The Chinese embassy in Bishkek tells us to go back on thrusday. They don't even speak english, they just speak Chinese and russian. The Kazakh embassy tells me I have to go to a bank to make a money transfer to them. I make the money transfer, I ask for my visa the next day. On thursday the chinese say that it is possible to apply for a visa while being a foreigner. Ilona's reason why she had to go just vanished. However when I ask to apply for the chinese visa they actually find out that I need a six month visa in Kyrgyzstan and therefore a working permit. These chinese embassy workers, they are the worst. They don't even know they own visa rules for their own country. I learned by experience that with only a few exceptons consulate workers were incompetent assholes but the chinese set the record pretty high.
They send me to Miss Liu, the local agent who handles tourists who go to china without having an explicit invitation (ie almost all of them). I get to meet her in Bishkek and she says to me the same thing she told me over the phone when I called her from Ananyevo. Except I got to see her in person.
She was really kind and smiled when I told her "rensi ni hen gaoxing", I'm glad to meet you in my horrible chinese accent.
So I went to the office for visa extentions in Bishkek. I kind of got used to handling the administrative business in russian and I take some pride in that. The first office told me they didn't do visa extentions for six months unless I had aw working  permit and that I should complain to the ministry of foreign affairs of Kyrgyzstan because the chinĂ©ese really oversteped this time.

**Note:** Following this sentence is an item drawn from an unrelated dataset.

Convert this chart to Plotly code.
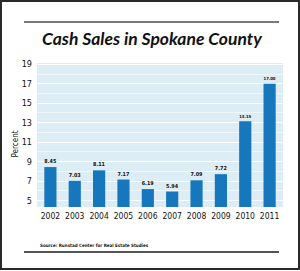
import plotly.graph_objects as go

years = ["2002", "2003", "2004", "2005", "2006", "2007", "2008", "2009", "2010", "2011"]
cash_pct = [8.45, 7.03, 8.11, 7.17, 6.19, 5.94, 7.09, 7.72, 13.15, 17.00]
y_ticks = [5, 7, 9, 11, 13, 15, 17, 19]

title = "Cash Sales in Spokane County"
source = "Source: Runstad Center for Real Estate Studies"

W, H = 300, 271
L, R, T, B = 37, 17, 63, 64
pw, ph = W - L - R, H - T - B

def px(x):
    return (x - L) / pw

def py(y):
    return (H - B - y) / ph

narrow = "DejaVu Sans Condensed, Liberation Sans Narrow, Arial Narrow, sans-serif"
ymin, ymax = 4.35, 19.13

fig = go.Figure(go.Bar(
    x=years, y=[v - ymin for v in cash_pct], base=ymin,
    marker=dict(color="#1677BD", line=dict(width=0)),
    width=0.5,
    text=[f"{v:.2f}" for v in cash_pct], textposition="outside",
    textfont=dict(family=narrow, size=6, color="#111", weight="bold"),
    cliponaxis=False,
))

fig.update_layout(
    width=W, height=H, margin=dict(l=L, r=R, t=T, b=B, pad=0),
    paper_bgcolor="white", plot_bgcolor="#DCEDF5",
    showlegend=False, bargap=0.5,
    xaxis=dict(type="category", range=[-0.55, 9.55], showgrid=False, zeroline=False,
               showline=False, ticks="", tickangle=0, ticklabelstandoff=2,
               tickfont=dict(family=narrow, size=8.5, color="#111")),
    yaxis=dict(range=[ymin, ymax], tickvals=y_ticks, ticktext=[str(t) for t in y_ticks],
               showgrid=True, gridcolor="white", gridwidth=1, zeroline=False, showline=False,
               ticks="", ticklabelstandoff=4,
               tickfont=dict(family=narrow, size=9, color="#111"),
               minor=dict(tickvals=[6, 8, 10, 12, 14, 16, 18], showgrid=True,
                          gridcolor="rgba(255,255,255,0.55)", gridwidth=1)),
    font=dict(family=narrow),
)

shapes = [
    dict(type="rect", xref="paper", yref="paper", x0=px(1), x1=px(299), y0=py(269), y1=py(1),
         line=dict(color="#2a2a2a", width=2), fillcolor="rgba(0,0,0,0)"),
    dict(type="line", xref="paper", yref="paper", x0=px(24), x1=px(279), y0=py(22), y1=py(22),
         line=dict(color="#7a7a7a", width=2)),
    dict(type="line", xref="paper", yref="paper", x0=px(24), x1=px(279), y0=py(252), y1=py(252),
         line=dict(color="#555555", width=2)),
]
fig.update_layout(shapes=shapes)

fig.add_annotation(text=title, xref="paper", yref="paper", x=px(152.5), y=py(39),
                   showarrow=False, xanchor="center", yanchor="middle",
                   font=dict(family="Lato, Open Sans, sans-serif", size=17.5, color="#111",
                             weight="bold", style="italic"))
fig.add_annotation(text="Percent", xref="paper", yref="paper", x=px(14.5), y=py(144),
                   showarrow=False, textangle=-90, xanchor="center", yanchor="middle",
                   font=dict(family=narrow, size=8, color="#111"))
fig.add_annotation(text=source, xref="paper", yref="paper", x=px(38), y=py(245),
                   showarrow=False, xanchor="left", yanchor="middle",
                   font=dict(family=narrow, size=4.5, color="#111", weight="bold"))

fig.write_html("out.html")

I went to the ministery of foreign affairrs with the firm thought of asking Kyrgtzstan to start a war on China, I'll even give them all my money to wage it; at least if there is a war, borders are & vague concept.

The ministry of foreign affairs turned to be another office for visa prolongation. There were so many people that I never got the chance to be laug hed at when I ask for my six months proolongation.
So I went to the embassy of Kazakhstan and asked for anther Kazakh visa, this time for flexible dates if I decided to prolong my Kyrgyz visa in the end.
They told me to come back in 5 days which I did and they still didn't have it but at least the guy apoligized.